__Given request__: Set down the data below from its first line to the line holding "0.996, 0.999, 1.0];", inclusive; omit all pictures.
• • •
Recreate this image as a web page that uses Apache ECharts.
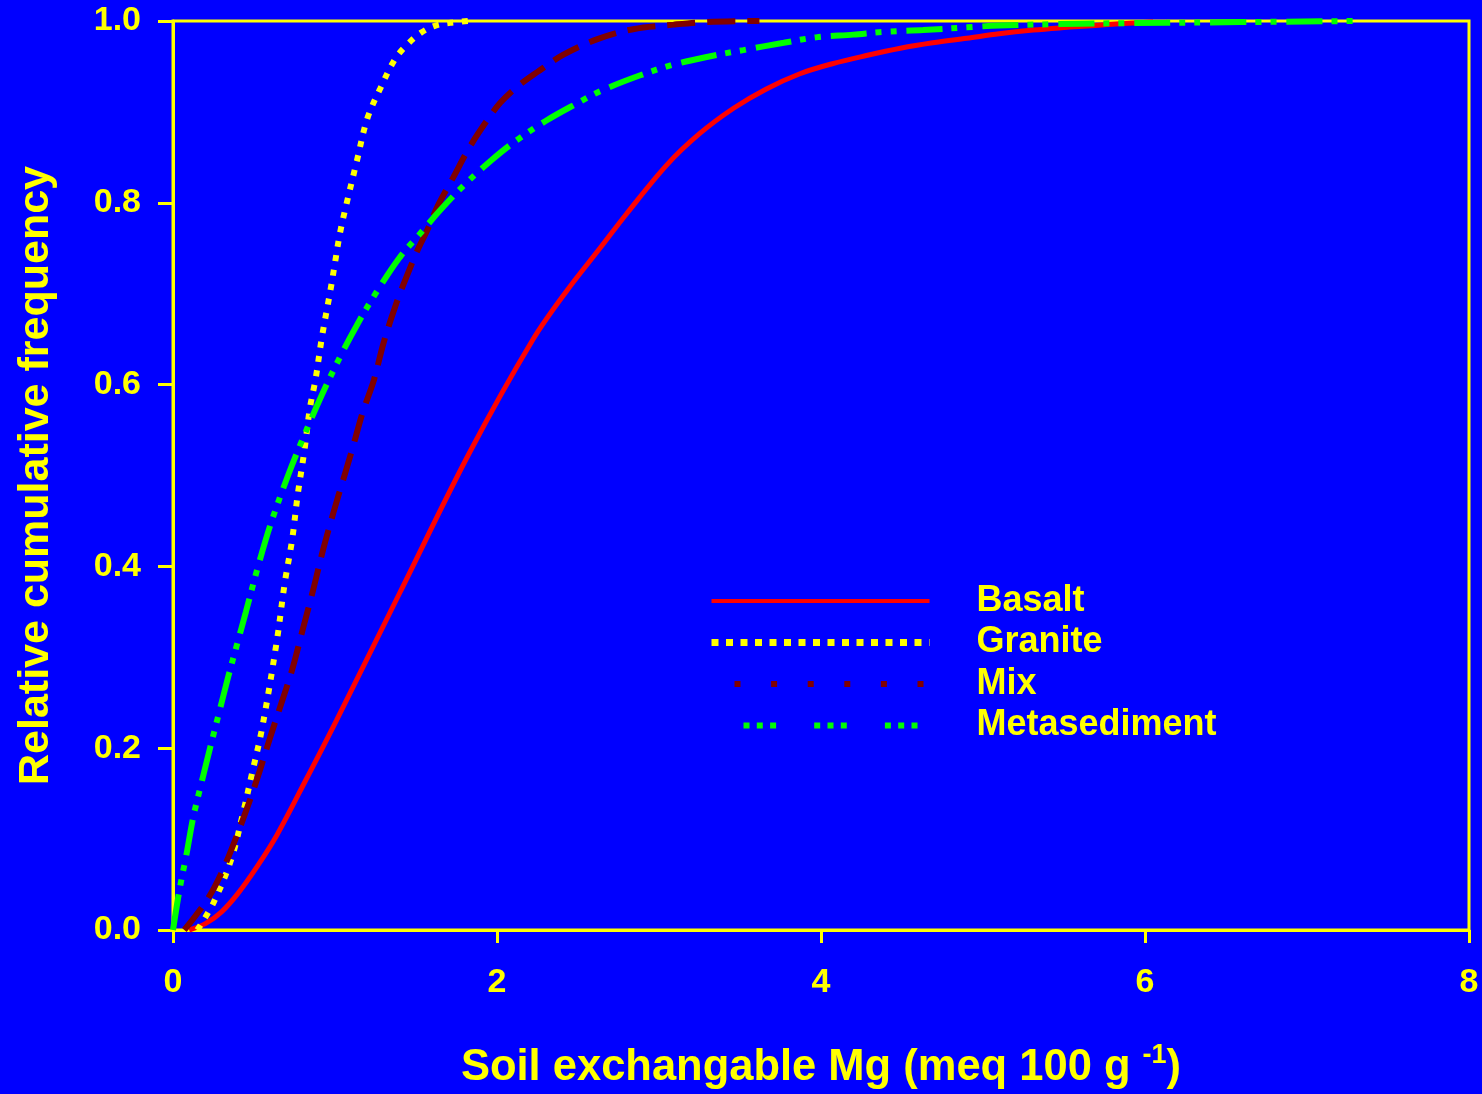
<!DOCTYPE html>
<html>
<head>
<meta charset="utf-8">
<script src="https://cdn.jsdelivr.net/npm/echarts@6/dist/echarts.min.js"></script>
<style>
html,body{margin:0;padding:0;background:#0000ff;}
#chart{width:1482px;height:1094px;}
</style>
</head>
<body>
<div id="chart"></div>
<script>
// ---- data ----
const seriesNames = ['Basalt', 'Granite', 'Mix', 'Metasediment'];

const basaltX = [0.1, 0.2, 0.3, 0.4, 0.52, 0.64, 0.82, 1.01, 1.40, 1.83, 2.22, 2.43, 2.64, 2.80, 3.05, 3.25, 3.46, 3.66, 3.87, 4.07, 4.28, 4.49, 4.69, 4.90, 5.10, 5.31, 5.52, 5.75, 6.05];
const basaltY = [0, 0.007, 0.02, 0.04, 0.07, 0.104, 0.165, 0.231, 0.371, 0.525, 0.649, 0.703, 0.751, 0.788, 0.842, 0.876, 0.904, 0.925, 0.942, 0.953, 0.962, 0.970, 0.976, 0.981, 0.986, 0.990, 0.993, 0.996, 0.999];

const graniteX = [0.15, 0.25, 0.36, 0.43, 0.49, 0.55, 0.64, 0.69, 0.735, 0.77, 0.81, 0.845, 0.88, 0.92, 0.97, 1.0, 1.03, 1.07, 1.135, 1.20, 1.28, 1.37, 1.44, 1.53, 1.62, 1.71, 1.82];
const graniteY = [0, 0.03, 0.078, 0.127, 0.174, 0.222, 0.317, 0.382, 0.429, 0.479, 0.526, 0.574, 0.606, 0.653, 0.702, 0.734, 0.766, 0.798, 0.846, 0.893, 0.926, 0.958, 0.973, 0.987, 0.995, 0.998, 1.0];

const mixX = [0.07, 0.21, 0.30, 0.39, 0.475, 0.537, 0.60, 0.67, 0.735, 0.80, 0.865, 0.926, 0.99, 1.05, 1.11, 1.17, 1.24, 1.30, 1.38, 1.44, 1.51, 1.57, 1.63, 1.73, 1.83, 1.94, 2.02, 2.12, 2.25, 2.41, 2.62, 2.84, 3.09, 3.30, 3.62];
const mixY = [0, 0.033, 0.063, 0.102, 0.143, 0.176, 0.212, 0.25, 0.286, 0.33, 0.374, 0.418, 0.459, 0.495, 0.531, 0.569, 0.605, 0.646, 0.69, 0.718, 0.748, 0.77, 0.795, 0.828, 0.861, 0.891, 0.91, 0.927, 0.944, 0.963, 0.980, 0.991, 0.996, 0.999, 1.0];

const metaX = [0, 0.04, 0.085, 0.125, 0.18, 0.23, 0.28, 0.34, 0.395, 0.45, 0.525, 0.60, 0.71, 0.80, 0.92, 1.03, 1.14, 1.25, 1.40, 1.52, 1.65, 1.80, 1.96, 2.10, 2.30, 2.50, 2.64, 2.88, 3.09, 3.31, 3.52, 3.77, 3.97, 4.20, 4.38, 4.63, 4.90, 5.10, 5.60, 6.13, 7.30];
const metaY = [0, 0.044, 0.085, 0.124, 0.165, 0.201, 0.236, 0.278, 0.314, 0.35, 0.40, 0.445, 0.50, 0.54, 0.589, 0.63, 0.667, 0.70, 0.74, 0.765, 0.792, 0.82, 0.846, 0.866, 0.89, 0.91, 0.923, 0.94, 0.952, 0.961, 0.968, 0.976, 0.982, 0.985, 0.988, 0.990, 0.993, 0.995, 0.997, 0.998, 1.0];

const xTicks = [0, 2, 4, 6, 8];
const yTicks = [0, 0.2, 0.4, 0.6, 0.8, 1.0];
const xTitle = 'Soil exchangable Mg (meq 100 g ';
const xTitleSup = '-1';
const yTitle = 'Relative cumulative frequency';

// ---- build ----
function zip(xs, ys) { return xs.map((x, i) => [x, ys[i]]); }

const YEL = '#ffff00';
const FONT = "'Liberation Sans', Arial, sans-serif";
const HIDDEN_SYMBOL = {color: 'rgba(0,0,0,0)', borderWidth: 0, opacity: 0};

const chart = echarts.init(document.getElementById('chart'), null, {renderer: 'canvas'});

const option = {
  backgroundColor: '#0000ff',
  animation: false,
  grid: {
    left: 173, top: 21, right: 13, bottom: 164,
    outerBoundsMode: 'none', containLabel: false,
    show: true, borderColor: YEL, borderWidth: 3, backgroundColor: 'transparent'
  },
  xAxis: {
    type: 'value', min: xTicks[0], max: xTicks[xTicks.length - 1], interval: xTicks[1] - xTicks[0],
    axisLine: {show: true, lineStyle: {color: YEL, width: 3}},
    axisTick: {show: true, inside: false, length: 13, lineStyle: {color: YEL, width: 3}},
    axisLabel: {color: YEL, fontSize: 34, fontWeight: 'bold', fontFamily: FONT, margin: 36},
    splitLine: {show: false},
    name: '{t|' + xTitle + '}{s|' + xTitleSup + '}{t|)}',
    nameLocation: 'middle',
    nameGap: 112,
    nameTextStyle: {
      rich: {
        t: {color: YEL, fontSize: 43.5, fontWeight: 'bold', fontFamily: FONT, lineHeight: 48, verticalAlign: 'bottom'},
        s: {color: YEL, fontSize: 27, fontWeight: 'bold', fontFamily: FONT, lineHeight: 44, verticalAlign: 'top'}
      }
    }
  },
  yAxis: {
    type: 'value', min: yTicks[0], max: yTicks[yTicks.length - 1], interval: 0.2,
    axisLine: {show: true, lineStyle: {color: YEL, width: 3}},
    axisTick: {show: true, inside: false, length: 15, lineStyle: {color: YEL, width: 3}},
    axisLabel: {color: YEL, fontSize: 34, fontWeight: 'bold', fontFamily: FONT, margin: 32,
      formatter: v => v.toFixed(1)},
    splitLine: {show: false},
    name: yTitle,
    nameLocation: 'middle',
    nameGap: 115,
    nameTextStyle: {color: YEL, fontSize: 43, fontWeight: 'bold', fontFamily: FONT}
  },
  legend: {
    orient: 'vertical',
    left: 708, top: 580,
    padding: 0,
    itemWidth: 218, itemHeight: 14, itemGap: -0.5,
    selectedMode: false,
    itemStyle: HIDDEN_SYMBOL,
    textStyle: {color: YEL, fontSize: 36, fontWeight: 'bold', fontFamily: FONT, lineHeight: 28, padding: [14, 0, 0, 42]},
    data: [
      {name: seriesNames[0], itemStyle: HIDDEN_SYMBOL, lineStyle: {color: '#ff0000', width: 4, type: 'solid'}},
      {name: seriesNames[1], itemStyle: HIDDEN_SYMBOL, lineStyle: {color: YEL, width: 7, type: [7, 7.5], dashOffset: 0, cap: 'butt'}},
      {name: seriesNames[2], itemStyle: HIDDEN_SYMBOL, lineStyle: {color: '#800000', width: 6, type: [6, 30.6], dashOffset: 13.6, cap: 'butt'}},
      {name: seriesNames[3], itemStyle: HIDDEN_SYMBOL, lineStyle: {color: '#00ff00', width: 6, type: [6, 7.3, 6, 7.3, 6, 38.1], dashOffset: 38.7, cap: 'butt'}}
    ]
  },
  series: [
    {
      name: seriesNames[0], type: 'line', data: zip(basaltX, basaltY),
      smooth: 0.35, symbol: 'none', clip: false,
      lineStyle: {color: '#ff0000', width: 5, type: 'solid'}
    },
    {
      name: seriesNames[1], type: 'line', data: zip(graniteX, graniteY),
      smooth: 0.35, symbol: 'none', clip: false,
      lineStyle: {color: YEL, width: 6, type: [6, 8.6], cap: 'butt'}
    },
    {
      name: seriesNames[2], type: 'line', data: zip(mixX, mixY),
      smooth: 0.35, symbol: 'none', clip: false,
      lineStyle: {color: '#800000', width: 6, type: [28, 12], cap: 'butt'}
    },
    {
      name: seriesNames[3], type: 'line', data: zip(metaX, metaY),
      smooth: 0.35, symbol: 'none', clip: false,
      lineStyle: {color: '#00ff00', width: 6, type: [36, 9, 6, 9, 6, 10], cap: 'butt'}
    }
  ]
};
chart.setOption(option);
</script>
</body>
</html>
• • •
__Response to the exercise__:
Recreate this image as a web page that uses Apache ECharts.
<!DOCTYPE html>
<html>
<head>
<meta charset="utf-8">
<script src="https://cdn.jsdelivr.net/npm/echarts@6/dist/echarts.min.js"></script>
<style>
html,body{margin:0;padding:0;background:#0000ff;}
#chart{width:1482px;height:1094px;}
</style>
</head>
<body>
<div id="chart"></div>
<script>
// ---- data ----
const seriesNames = ['Basalt', 'Granite', 'Mix', 'Metasediment'];

const basaltX = [0.1, 0.2, 0.3, 0.4, 0.52, 0.64, 0.82, 1.01, 1.40, 1.83, 2.22, 2.43, 2.64, 2.80, 3.05, 3.25, 3.46, 3.66, 3.87, 4.07, 4.28, 4.49, 4.69, 4.90, 5.10, 5.31, 5.52, 5.75, 6.05];
const basaltY = [0, 0.007, 0.02, 0.04, 0.07, 0.104, 0.165, 0.231, 0.371, 0.525, 0.649, 0.703, 0.751, 0.788, 0.842, 0.876, 0.904, 0.925, 0.942, 0.953, 0.962, 0.970, 0.976, 0.981, 0.986, 0.990, 0.993, 0.996, 0.999];

const graniteX = [0.15, 0.25, 0.36, 0.43, 0.49, 0.55, 0.64, 0.69, 0.735, 0.77, 0.81, 0.845, 0.88, 0.92, 0.97, 1.0, 1.03, 1.07, 1.135, 1.20, 1.28, 1.37, 1.44, 1.53, 1.62, 1.71, 1.82];
const graniteY = [0, 0.03, 0.078, 0.127, 0.174, 0.222, 0.317, 0.382, 0.429, 0.479, 0.526, 0.574, 0.606, 0.653, 0.702, 0.734, 0.766, 0.798, 0.846, 0.893, 0.926, 0.958, 0.973, 0.987, 0.995, 0.998, 1.0];

const mixX = [0.07, 0.21, 0.30, 0.39, 0.475, 0.537, 0.60, 0.67, 0.735, 0.80, 0.865, 0.926, 0.99, 1.05, 1.11, 1.17, 1.24, 1.30, 1.38, 1.44, 1.51, 1.57, 1.63, 1.73, 1.83, 1.94, 2.02, 2.12, 2.25, 2.41, 2.62, 2.84, 3.09, 3.30, 3.62];
const mixY = [0, 0.033, 0.063, 0.102, 0.143, 0.176, 0.212, 0.25, 0.286, 0.33, 0.374, 0.418, 0.459, 0.495, 0.531, 0.569, 0.605, 0.646, 0.69, 0.718, 0.748, 0.77, 0.795, 0.828, 0.861, 0.891, 0.91, 0.927, 0.944, 0.963, 0.980, 0.991, 0.996, 0.999, 1.0];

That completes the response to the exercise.